The top commander of the rebel forces, who says he is in constant contact with the fighters in the mountains, denies receiving any weapons, the Los Angeles Times reports. He suggested that France may be lying about the weapons drop as part of its "psychological warfare" against Qaddafi. "They're fighting more of an information war," he said. "They need to fight Kadafi."
The disclosure came after French newspaper Le Figaro reported that France provided the rebels with large numbers of weapons, including "rocket launchers, assault rifles, machine guns, and anti-tank missiles." The government sought to correct the record, claiming that only "light munitions and weapons" were provided, the Financial Times reports.
Some Nato officials said France’s admission that it was supplying arms could lead to debate inside Nato over whether more should be done on this scale.
“There are many people who think the time has come to get serious,” said an official at Nato headquarters in Brussels. “The fact that the French are prepared to let the news media know they are doing this kind of thing reflects that.”
On Thursday, the African Union condemned the weapons drop, saying that putting more arms in the region increases the chances of future violence. "The risk of civil war, risk of partition of the country, the risk of Somalia-sation of the country, risk of having arms everywhere... with terrorism," said African Union Commission Chief Jean Ping, according to the BBC. "These risks will concern the neighbouring countries."
"What worries us is not who is giving what, but simply that weapons are being distributed by all parties and to all parties," he also said, according to RIA Novosti. "We already have proof that these weapons are in the hands of al-Qaeda, of traffickers. These weapons will contribute to the destabilization of African states."
The US history of arming rebels indicates this is a valid concern, Max Fisher wrote in The Atlantic in March, when the debate over arming Libya's rebels first came up. He cites the decisions to arm the mujahideen in Afghanistan in the 1980s, anti-communist militias in Argentina and Honduras, and the Nicaraguan contras as just a few examples of support that went wrong later on.
But France and the UK largely lack the same unhappy track record. The US will need to persuade them not to provide weapons by explaining to them the possible negative outcomes, Fisher argues.

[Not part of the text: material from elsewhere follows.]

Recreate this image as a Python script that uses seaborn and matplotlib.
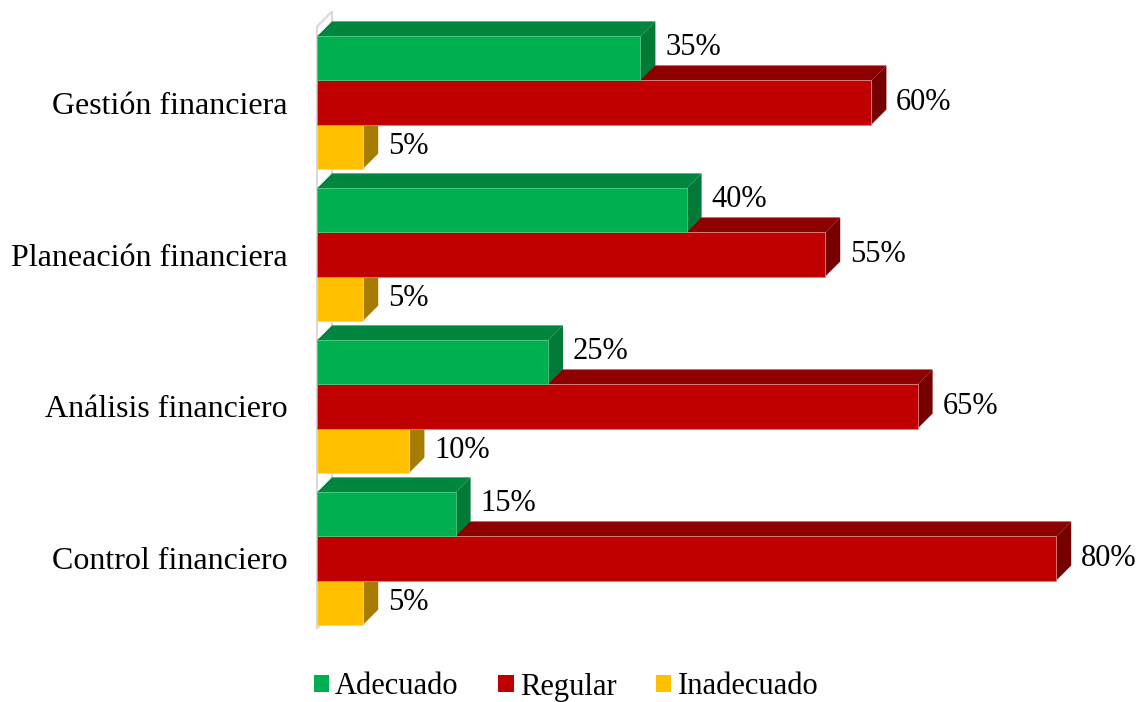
import matplotlib
matplotlib.use("Agg")
import matplotlib.pyplot as plt
import seaborn as sns
import pandas as pd
from matplotlib.patches import Polygon, Patch
from matplotlib.lines import Line2D

categories = ["Gestión financiera", "Planeación financiera", "Análisis financiero", "Control financiero"]
series = ["Adecuado", "Regular", "Inadecuado"]
adecuado = [35, 40, 25, 15]
regular = [60, 55, 65, 80]
inadecuado = [5, 5, 10, 5]

front = {"Adecuado": "#00B050", "Regular": "#C00000", "Inadecuado": "#FFC000"}
top = {"Adecuado": "#00863E", "Regular": "#8C0000", "Inadecuado": "#C89800"}
side = {"Adecuado": "#007A36", "Regular": "#760000", "Inadecuado": "#A67C00"}
edge = {"Adecuado": "#4CC880", "Regular": "#E08080", "Inadecuado": "#FFD866"}

rows = []
for s, vals in zip(series, [adecuado, regular, inadecuado]):
    for c, v in zip(categories, vals):
        rows.append({"cat": c, "serie": s, "val": v})
df = pd.DataFrame(rows)

sns.set_theme(style="white")
plt.rcParams["font.family"] = ["Liberation Serif", "DejaVu Serif"]

W, H = 1140, 702
fig = plt.figure(figsize=(W / 100, H / 100), dpi=100)
left_px, right_px, top_px, bot_px = 317, 1130, 10, 640
ax = fig.add_axes([left_px / W, 1 - bot_px / H, (right_px - left_px) / W, (bot_px - top_px) / H])

px_per_x = 9.24
pitch = 152.0
xmax = (right_px - left_px) / px_per_x
y_top = -(102.5 - top_px) / pitch
y_bot = (bot_px - 102.5) / pitch

sns.barplot(data=df, y="cat", x="val", hue="serie", order=categories, hue_order=series,
            palette=front, width=0.87, orient="h", ax=ax, legend=False, saturation=1)

ax.set_xlim(0, xmax)
ax.set_ylim(y_bot, y_top)

dpx = 15
dx = dpx / px_per_x
dy = dpx / pitch

for s, cont in zip(series, ax.containers):
    for r in cont.patches:
        w = r.get_width()
        y = r.get_y()
        h = r.get_height()
        z = 10 - (y + h / 2)
        r.set_zorder(z)
        r.set_edgecolor(edge[s])
        r.set_linewidth(0.6)
        r.set_clip_on(False)
        tp = Polygon([(0, y), (w, y), (w + dx, y - dy), (dx, y - dy)], closed=True,
                     facecolor=top[s], edgecolor="none", zorder=z - 0.01, clip_on=False)
        sp = Polygon([(w, y), (w + dx, y - dy), (w + dx, y + h - dy), (w, y + h)], closed=True,
                     facecolor=side[s], edgecolor="none", zorder=z - 0.01, clip_on=False)
        ax.add_patch(tp)
        ax.add_patch(sp)
        yoff = 8 if s == "Adecuado" else 0
        ax.annotate(f"{int(w)}%", xy=(w + dx, y + h / 2), xytext=(7, yoff),
                    textcoords="offset points", ha="left", va="center",
                    fontsize=22, color="black", zorder=20)

# side wall
wall_c = "#D9D9D9"
yw_top = -0.5
yw_bot = 3.5 - 0.04
ax.add_line(Line2D([0, 0], [yw_top, yw_bot], color=wall_c, lw=1.5, clip_on=False, zorder=0))
ax.add_line(Line2D([dx, dx], [yw_top - dy, yw_bot - dy], color=wall_c, lw=1.5, clip_on=False, zorder=0))
ax.add_line(Line2D([0, dx], [yw_top, yw_top - dy], color=wall_c, lw=1.5, clip_on=False, zorder=0))
ax.add_line(Line2D([0, dx], [yw_bot, yw_bot - dy], color=wall_c, lw=1.5, clip_on=False, zorder=0))

for sp_ in ax.spines.values():
    sp_.set_visible(False)
ax.set_xticks([])
ax.set_xlabel("")
ax.set_ylabel("")
ax.tick_params(axis="y", length=0, pad=21, labelsize=23)
for t in ax.get_yticklabels():
    t.set_color("black")

handles = [Patch(facecolor=front[s], edgecolor="none", label=s) for s in series]
fig.legend(handles=handles, loc="center", bbox_to_anchor=(566 / W, 1 - 687 / H), ncol=3,
           frameon=False, fontsize=22, handlelength=0.5, handleheight=0.5,
           handletextpad=0.2, columnspacing=1.3, labelcolor="black")

fig.savefig("out.png", dpi=100)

The most common outcome of US-funded rebellions has been to create instability and violence that, whether in the form of intractable insurgencies or low-level sectarian fighting, tends to last far longer than whatever political conflict they were meant to resolve. The flood of arms – particularly the easy-to-use, impossible-to-destroy, grimly effective Kalashnikov rifle variants – make weapons so prolific and so cheap that terrorism, criminal gangs better armed than the police, and militias of every political and religious stripe are all but impossible to stamp out. … Violence begets violence, instability begets instability, and the U.S. tactic of arming rebels has been incredibly successful at fomenting both, but has done little to end either, often creating problems far outsizing those we originally meant to solve.